Can I have postcode to postcode drive time and distance lookup tables
Filed in: General News
October 10, 2016
Postcode Sector to Sector
Beacon Dodsworth produces a data product (TimeTravel) with postcode sector to postcode sector drive times and distances for all of the UK.
The TimeTravel data table has distance and time values for peak, off-peak, HGV and shortest distance driven (for distance only). Processing all combinations takes about 20 computing days plus 4 days of post processing to add ferry routes and large user data such as hospitals and industrial estates.
The resulting table has 123,587,689 rows and takes up 15,008,164Mb of space which is large but manageable. Our customer files for full exports are usually between 4 and 6Gb in size because clients don’t require all columns/rows.
Sector to Sector lookups required (6)
What about postcode to postcode data
If you wanted a postcode to postcode data table you would have a few ‘challenges’ to contend with.
There are almost 2.6 million postcodes in the UK (2,586,191). This means to do a postcode to postcode lookup you would need that many squared results, which is a pretty big number; almost 6.7 trillion (6,688,383,888,471).
All the postcodes in the same sector would have a line joining every dot to every other dot. (The image above shows some of the links from YO30 5QW)
How long would it take to produce the drive time and distance lookup tables?
If we assume it averages just one second to calculate the best time and distance between each postcode we can calculate the compute time needed to generate our data.
6.7 trillion rows will take 6.7 trillion seconds at one second per postcode to postcode pair.
A year is just under 32 million seconds (31,536,000).
This means the pure compute time is over 200,000 years (212.087). As this is the time taken to do one set of calculations and we need 4, we are looking at a compute time of 800,000 years for a single end to end process.
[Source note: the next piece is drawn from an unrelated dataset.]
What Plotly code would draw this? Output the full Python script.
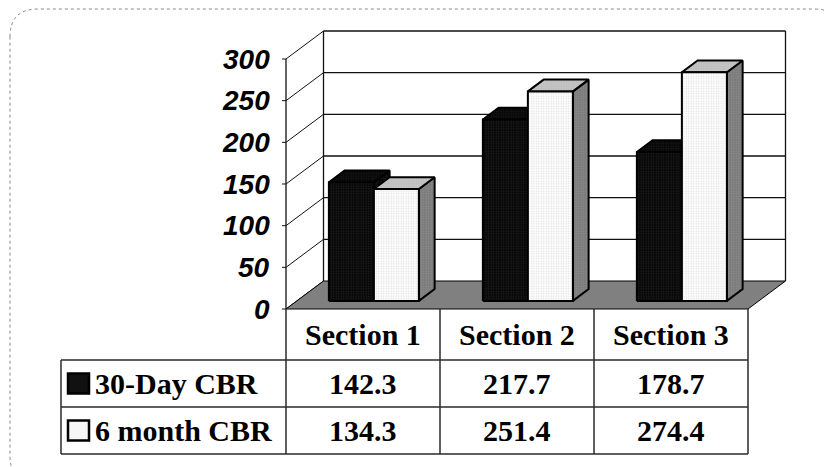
import plotly.graph_objects as go

# ---- data ----
categories = ["Section 1", "Section 2", "Section 3"]
series_names = ["30-Day CBR", "6 month CBR"]
cbr_30_day = [142.3, 217.7, 178.7]
cbr_6_month = [134.3, 251.4, 274.4]
y_ticks = [0, 50, 100, 150, 200, 250, 300]

# ---- canvas geometry ----
W, H = 824, 467
PX_PER_CAT = 154.0          # pixels per category along the front edge
PX_PER_UNIT = 250.0 / 300   # pixels per value unit
CAT0_PX = 363.0             # pixel x of category 0 centre (front edge)
ZERO_PX = 309.0             # pixel y of value 0 (front edge)

x_range = [-CAT0_PX / PX_PER_CAT, (W - CAT0_PX) / PX_PER_CAT]
y_range = [(ZERO_PX - H) / PX_PER_UNIT, ZERO_PX / PX_PER_UNIT]

# oblique depth of the floor, in axis units
DX = 37.5 / PX_PER_CAT
DY = 28.0 / PX_PER_UNIT
BAR_W = 45.0 / PX_PER_CAT   # width of one bar in category units
D_FRONT, D_BACK = 0.29, 0.71
X_LEFT, X_RIGHT = -0.5, len(categories) - 0.5
Y_MAX = y_ticks[-1]


def proj(x, v, d):
    return x + d * DX, v + d * DY


def px_x(p):
    return (p - CAT0_PX) / PX_PER_CAT


def paper_y(p):
    return 1 - p / H


fig = go.Figure()


def poly(points, fill, line_w=1.5, line_c="black", pattern=None):
    xs = [p[0] for p in points] + [points[0][0]]
    ys = [p[1] for p in points] + [points[0][1]]
    kw = dict(x=xs, y=ys, mode="lines", fill="toself", fillcolor=fill,
              line=dict(color=line_c, width=line_w), hoverinfo="skip",
              showlegend=False)
    if pattern:
        kw["fillpattern"] = pattern
    fig.add_trace(go.Scatter(**kw))


def seg(p0, p1, color="#111111", width=1.3):
    fig.add_trace(go.Scatter(x=[p0[0], p1[0]], y=[p0[1], p1[1]], mode="lines",
                             line=dict(color=color, width=width),
                             hoverinfo="skip", showlegend=False))


# back wall and side wall gridlines
for v in y_ticks:
    if v > 0:
        seg(proj(X_LEFT, v, 1), proj(X_RIGHT, v, 1))
    seg(proj(X_LEFT, v, 0), proj(X_LEFT, v, 1), width=1)
seg(proj(X_LEFT, 0, 1), proj(X_LEFT, Y_MAX, 1))
seg(proj(X_RIGHT, 0, 1), proj(X_RIGHT, Y_MAX, 1))
# front value axis with tick marks
seg((X_LEFT, 0), (X_LEFT, Y_MAX))
for v in y_ticks:
    seg((X_LEFT - 4 / PX_PER_CAT, v), (X_LEFT, v), width=1)

# floor
poly([proj(X_LEFT, 0, 0), proj(X_RIGHT, 0, 0), proj(X_RIGHT, 0, 1), proj(X_LEFT, 0, 1)],
     "#808080", line_w=1)

dark_front = dict(shape=".", bgcolor="#050505", fgcolor="#404040", size=2.5, solidity=0.3)
dark_side = dict(shape=".", bgcolor="#050505", fgcolor="#333333", size=2.5, solidity=0.3)
light_front = dict(shape=".", bgcolor="#ffffff", fgcolor="#c0c0c0", size=2.5, solidity=0.3)
light_side = dict(shape=".", bgcolor="#7a7a7a", fgcolor="#a0a0a0", size=2.5, solidity=0.3)
light_top = dict(shape=".", bgcolor="#c4c4c4", fgcolor="#a8a8a8", size=2.5, solidity=0.25)

styles = [
    dict(front=("#111111", dark_front), top=("#111111", dark_side), side=("#111111", dark_side)),
    dict(front=("#f4f4f4", light_front), top=("#c0c0c0", light_top), side=("#808080", light_side)),
]

# 3-D columns
for i in range(len(categories)):
    for s, values in enumerate([cbr_30_day, cbr_6_month]):
        v = values[i]
        xl = i - BAR_W + s * BAR_W
        xr = xl + BAR_W
        st = styles[s]
        poly([proj(xr, 0, D_FRONT), proj(xr, 0, D_BACK), proj(xr, v, D_BACK), proj(xr, v, D_FRONT)],
             st["side"][0], line_w=2, pattern=st["side"][1])
        poly([proj(xl, v, D_FRONT), proj(xr, v, D_FRONT), proj(xr, v, D_BACK), proj(xl, v, D_BACK)],
             st["top"][0], line_w=2, pattern=st["top"][1])
        poly([proj(xl, 0, D_FRONT), proj(xr, 0, D_FRONT), proj(xr, v, D_FRONT), proj(xl, v, D_FRONT)],
             st["front"][0], line_w=2, pattern=st["front"][1])

annotations = []
# value axis labels
for v in y_ticks:
    annotations.append(dict(x=X_LEFT, y=v, xref="x", yref="y", text=str(v),
                            showarrow=False, xanchor="right", yanchor="middle",
                            xshift=-14, yshift=0,
                            font=dict(family="Liberation Sans, Arial, sans-serif", size=28,
                                      color="black", weight="bold", style="italic")))

# ---- data table ----
shapes = []
TBL_LEFT = px_x(61)
row_edges = [paper_y(309), paper_y(360), paper_y(407), paper_y(454)]
line_c = "#2a2a2a"
for xv in [X_LEFT + k for k in range(len(categories) + 1)]:
    shapes.append(dict(type="line", xref="x", yref="paper", x0=xv, x1=xv,
                       y0=row_edges[0], y1=row_edges[3], line=dict(color=line_c, width=1.5)))
for yv in row_edges[1:]:
    shapes.append(dict(type="line", xref="x", yref="paper", x0=TBL_LEFT, x1=X_RIGHT,
                       y0=yv, y1=yv, line=dict(color=line_c, width=1.5)))
shapes.append(dict(type="line", xref="x", yref="paper", x0=TBL_LEFT, x1=TBL_LEFT,
                   y0=row_edges[1], y1=row_edges[3], line=dict(color=line_c, width=1.5)))

serif = dict(family="Liberation Serif, Times New Roman, serif", size=30, color="black",
             weight="bold")
for i, c in enumerate(categories):
    annotations.append(dict(x=i, y=(row_edges[0] + row_edges[1]) / 2, xref="x", yref="paper",
                            text=c, showarrow=False, xanchor="center", yanchor="middle",
                            font=serif))
swatch_fill = ["#111111", "#f6f6f6"]
for r, (name, values) in enumerate(zip(series_names, [cbr_30_day, cbr_6_month])):
    yc = (row_edges[r + 1] + row_edges[r + 2]) / 2
    half = 10.0 / H
    shapes.append(dict(type="rect", xref="x", yref="paper", x0=px_x(68), x1=px_x(89),
                       y0=yc - half, y1=yc + half, fillcolor=swatch_fill[r],
                       line=dict(color="black", width=2.5)))
    annotations.append(dict(x=px_x(93), y=yc, xref="x", yref="paper", text=name,
                            showarrow=False, xanchor="left", yanchor="middle", font=serif))
    for i, v in enumerate(values):
        annotations.append(dict(x=i, y=yc, xref="x", yref="paper", text=f"{v:.1f}",
                                showarrow=False, xanchor="center", yanchor="middle",
                                font=serif))


# rounded outer frame (runs off the right and bottom edges)
def fx(p):
    return p / W


L, R, T, B, RAD = 10, 842, 9, 484, 28
path = (f"M {fx(L)},{paper_y(T + RAD)} Q {fx(L)},{paper_y(T)} {fx(L + RAD)},{paper_y(T)} "
        f"L {fx(R - RAD)},{paper_y(T)} Q {fx(R)},{paper_y(T)} {fx(R)},{paper_y(T + RAD)} "
        f"L {fx(R)},{paper_y(B - RAD)} Q {fx(R)},{paper_y(B)} {fx(R - RAD)},{paper_y(B)} "
        f"L {fx(L + RAD)},{paper_y(B)} Q {fx(L)},{paper_y(B)} {fx(L)},{paper_y(B - RAD)} Z")
shapes.append(dict(type="path", xref="paper", yref="paper", path=path,
                   line=dict(color="#8a8a8a", width=1, dash="dot")))

fig.update_layout(
    width=W, height=H,
    margin=dict(l=0, r=0, t=0, b=0),
    paper_bgcolor="white", plot_bgcolor="white",
    xaxis=dict(range=x_range, visible=False, fixedrange=True),
    yaxis=dict(range=y_range, visible=False, fixedrange=True),
    shapes=shapes, annotations=annotations, showlegend=False,
)

fig.write_html("out.html", config={"displayModeBar": False})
Using more computers can speed it up. If we have 4 computers, one for each task, we would have needed to start processing when the first homo sapiens appeared.
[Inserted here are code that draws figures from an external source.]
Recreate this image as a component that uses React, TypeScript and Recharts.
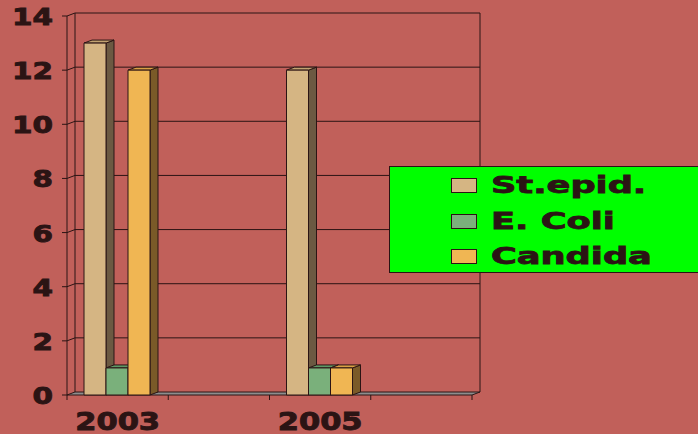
import React from "react";
import { BarChart, Bar, XAxis, YAxis, CartesianGrid } from "recharts";

const years = ["2003", "2004", "2005", "2006"];
const stEpid = [13, 0, 12, 0];
const eColi = [1, 0, 1, 0];
const candida = [12, 0, 1, 0];
const yTicks = [0, 2, 4, 6, 8, 10, 12, 14];

const series = [
  { key: "stEpid", name: "St.epid.", front: "#D5B583", top: "#C2A371", side: "#6B5942" },
  { key: "eColi", name: "E. Coli", front: "#7AB07B", top: "#5F9866", side: "#4D6E4F" },
  { key: "candida", name: "Candida", front: "#F0B653", top: "#D9A044", side: "#7A5A28" },
];

const data = years.map((year, i) => ({
  year,
  stEpid: stEpid[i],
  eColi: eColi[i],
  candida: candida[i],
}));

const BG = "#C1605A";
const INK = "#2B1414";
const DX = 8;
const DY = 3;
const FONT = "'DejaVu Sans', sans-serif";

const makeBar = (s: any) => (props: any) => {
  const { x, y, width, height } = props;
  if (!height || height <= 0) return <g />;
  const r = x + width;
  const b = y + height;
  return (
    <g stroke={INK} strokeWidth={1} strokeLinejoin="round">
      <polygon points={`${r},${y} ${r + DX},${y - DY} ${r + DX},${b - DY} ${r},${b}`} fill={s.side} />
      <polygon points={`${x},${y} ${x + DX},${y - DY} ${r + DX},${y - DY} ${r},${y}`} fill={s.top} />
      <rect x={x} y={y} width={width} height={height} fill={s.front} />
    </g>
  );
};

// back wall + floor, drawn from the horizontal grid lines
const gridLine = (p: any) => {
  const { x1, x2, y1, index, x, y, width, height } = p;
  const bottom = y + height;
  if (Math.abs(y1 - bottom) < 0.5) {
    return (
      <g key={`grid-${index}`} stroke={INK} strokeWidth={1}>
        <line x1={x + DX} y1={y - DY} x2={x + DX} y2={bottom - DY} />
        <line x1={x + width + DX} y1={y - DY} x2={x + width + DX} y2={bottom - DY} />
        <polygon
          points={`${x},${bottom} ${x + width},${bottom} ${x + width + DX},${bottom - DY} ${x + DX},${bottom - DY}`}
          fill="#8D8D8D"
        />
      </g>
    );
  }
  return (
    <g key={`grid-${index}`} stroke={INK} strokeWidth={1}>
      <line x1={x1} y1={y1} x2={x1 + DX} y2={y1 - DY} />
      <line x1={x1 + DX} y1={y1 - DY} x2={x2 + DX} y2={y1 - DY} />
    </g>
  );
};

const YTick = (props: any) => {
  const { x, y, payload } = props;
  return (
    <g transform={`translate(${x},${y})`}>
      <text
        x={0}
        y={0}
        dy={9}
        textAnchor="end"
        transform="scale(1.28,1)"
        fontFamily={FONT}
        fontWeight="bold"
        fontSize={23}
        fill={INK}
        stroke={INK}
        strokeWidth={0.9}
      >
        {payload.value}
      </text>
    </g>
  );
};

const XTick = (props: any) => {
  const { x, y, index, width, visibleTicksCount } = props;
  const band = width / visibleTicksCount;
  const left = x - band / 2;
  return (
    <g stroke={INK}>
      <line x1={left} y1={y} x2={left} y2={y + 5} />
      {index === visibleTicksCount - 1 && <line x1={left + band} y1={y} x2={left + band} y2={y + 5} />}
      {index % 2 === 0 && (
        <text
          x={0}
          y={0}
          transform={`translate(${x},${y + 35}) scale(1.27,1)`}
          textAnchor="middle"
          fontFamily={FONT}
          fontWeight="bold"
          fontSize={24}
          fill={INK}
          strokeWidth={0.9}
        >
          {props.payload.value}
        </text>
      )}
    </g>
  );
};

const LegendBox = () => (
  <div
    style={{
      position: "absolute",
      left: 389,
      top: 166,
      width: 320,
      height: 107,
      background: "#00FF00",
      border: `1px solid ${INK}`,
      boxSizing: "border-box",
    }}
  >
    {series.map((s, i) => (
      <div key={s.key}>
        <div
          style={{
            position: "absolute",
            left: 61,
            top: 11 + i * 35.5,
            width: 26,
            height: 15,
            background: s.front,
            border: `1px solid ${INK}`,
            boxSizing: "border-box",
          }}
        />
        <div
          style={{
            position: "absolute",
            left: 101,
            top: 3 + i * 35.5,
            fontFamily: FONT,
            fontWeight: "bold",
            fontSize: 23,
            lineHeight: "30px",
            color: INK,
            WebkitTextStroke: `0.8px ${INK}`,
            whiteSpace: "nowrap",
            transform: "scale(1.53,1)",
            transformOrigin: "left center",
          }}
        >
          {s.name}
        </div>
      </div>
    ))}
  </div>
);

export default function App() {
  return (
    <div style={{ position: "absolute", left: 0, top: 0, width: 698, height: 434, background: BG, overflow: "hidden" }}>
      <BarChart
        width={698}
        height={434}
        data={data}
        margin={{ top: 16, right: 226, bottom: 0, left: 0 }}
        barCategoryGap={17}
        barGap={0}
      >
        <CartesianGrid vertical={false} horizontal={gridLine} />
        <XAxis
          dataKey="year"
          height={39}
          interval={0}
          axisLine={false}
          tickLine={false}
          tickSize={0}
          tickMargin={0}
          tick={<XTick />}
        />
        <YAxis
          width={67}
          domain={[0, 14]}
          ticks={yTicks}
          interval={0}
          axisLine={{ stroke: INK }}
          tickLine={{ stroke: INK }}
          tickSize={5}
          tickMargin={9}
          tick={<YTick />}
        />
        {series.map((s) => (
          <Bar key={s.key} dataKey={s.key} name={s.name} shape={makeBar(s)} isAnimationActive={false} />
        ))}
      </BarChart>
      <LegendBox />
    </div>
  );
}
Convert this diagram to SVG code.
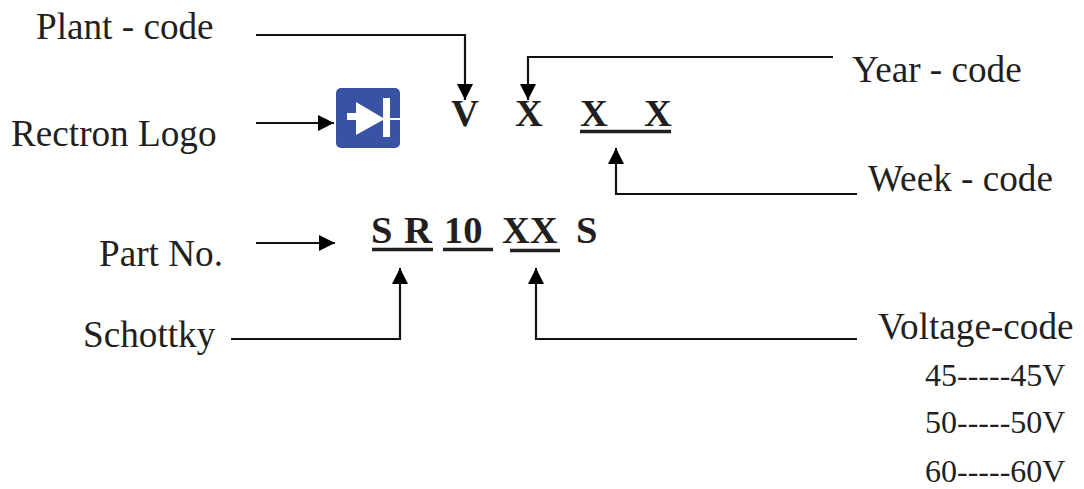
<svg xmlns="http://www.w3.org/2000/svg" width="1084" height="489" viewBox="0 0 1084 489">
<defs><marker id="a" markerUnits="userSpaceOnUse" markerWidth="17" markerHeight="16" refX="16" refY="8" orient="auto"><path d="M0 0L16 8L0 16Z" fill="#000"/></marker></defs>
<style>
text{font-family:"Liberation Serif",serif;fill:#231f20}
.l{font-size:37.2px}
.b{font-size:38.5px;font-weight:bold}
.s{font-size:32px}
.c{fill:none;stroke:#111;stroke-width:2.2;marker-end:url(#a)}
.u{fill:none;stroke:#231f20;stroke-width:3.6}
</style>
<rect width="1084" height="489" fill="#fff"/>
<g id="connectors">
<path class="c" d="M256 35H465V100"/>
<path class="c" d="M256 123H334"/>
<path class="c" d="M833 57H528V100"/>
<path class="c" d="M857 194H616V148"/>
<path class="c" d="M256 243H335"/>
<path class="c" d="M231 339H400V268"/>
<path class="c" d="M857 339H536V268"/>
</g>
<g id="logo"><rect x="336" y="88" width="64" height="60" rx="5" fill="#3953a4"/><path d="M347 113H356V102L383 118V98H390V118H400V120H390V137H383V120L356 135V120H347Z" fill="#fff"/></g>
<g id="plant-code"><text class="l" x="36" y="39">Plant - code</text></g>
<g id="rectron-logo"><text class="l" x="11" y="146">Rectron Logo</text></g>
<g id="part-no"><text class="l" x="99" y="266">Part No.</text></g>
<g id="schottky"><text class="l" x="83" y="347">Schottky</text></g>
<g id="year-code"><text class="l" x="852" y="82">Year - code</text></g>
<g id="week-code"><text class="l" x="868" y="191">Week - code</text></g>
<g id="voltage-code"><text class="l" x="878" y="339">Voltage-code</text></g>
<g id="voltages"><text class="s" x="925" y="386">45-----45V</text><text class="s" x="925" y="433">50-----50V</text><text class="s" x="925" y="482">60-----60V</text></g>
<g id="marking-top"><text class="b" x="451" y="126">V</text><text class="b" x="515" y="126">X</text><text class="b" x="580" y="126">X</text><text class="b" x="644" y="126">X</text><path class="u" d="M580 131.500H671"/></g>
<g id="marking-part"><text class="b" x="371" y="243">S</text><text class="b" x="404" y="243">R</text><text class="b" x="444" y="243">10</text><text class="b" x="502" y="243">XX</text><text class="b" x="576" y="243">S</text><path class="u" d="M372 249.500H433M443 249.500H493M510 250.500H560"/></g>
</svg>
If we can speed the process up to 10 per second by using better code, we could have started processing 20,000 years ago as the people in China invented pottery.
Adding more computers for increased parallel processing will eventually get us closer to a reasonable compute time. 10 computers per task (not forgetting there are 4) and we could have started the processing as the Emperor Tiberius began his rule.
100 computers per task; we could have started the processing whilst reading Miss Austen’s new novel Emma, straight off the press.
1000 computers per task and we could have been listening to Firestarter by The Prodigy when it was at number 1 in the charts.
Would 20,000 computers be enough? No. It would still take a year! To get a real time process we would need 200,000 computers and it would still take 5 weeks to process all 4 sets of data.
Now we have an idea about how long it would take to produce postcode to postcode drive time and distance tables, how much storage space do you think we will need?
The sector to sector table is about 15Gb and has 123 million rows. Our postcode to postcode table is 54,000 (54,118) times as big. This means our new data table in an unindexed form would be 774,593 terabytes or 756 petabytes (812,219,753,484 Mb).
Up to 2014 Google had indexed about 200 terabytes of data. Our one datatable is 400 times as much data as Google has handled in 16 years.
There is a 60 terabyte disk available. We would need 13,000 of them, they are expected to retail between $30,000 and $40,000 each. They would draw power at 1 watt per terabyte so we would need a power station producing 770 MW to keep just the disks running (about a quarter of the output of a new nuclear power station).
A realistic yet accurate alternative drive time and distance table
As you can see postcode to postcode datatables are a non starter.
Fortunately, we have an alternative solution that can return time and distance for any 2 postcodes in less than 2 seconds.
You don’t need massive amounts of infrastructure or forward planning and we update the system as new postcodes and road networks alter the calculations.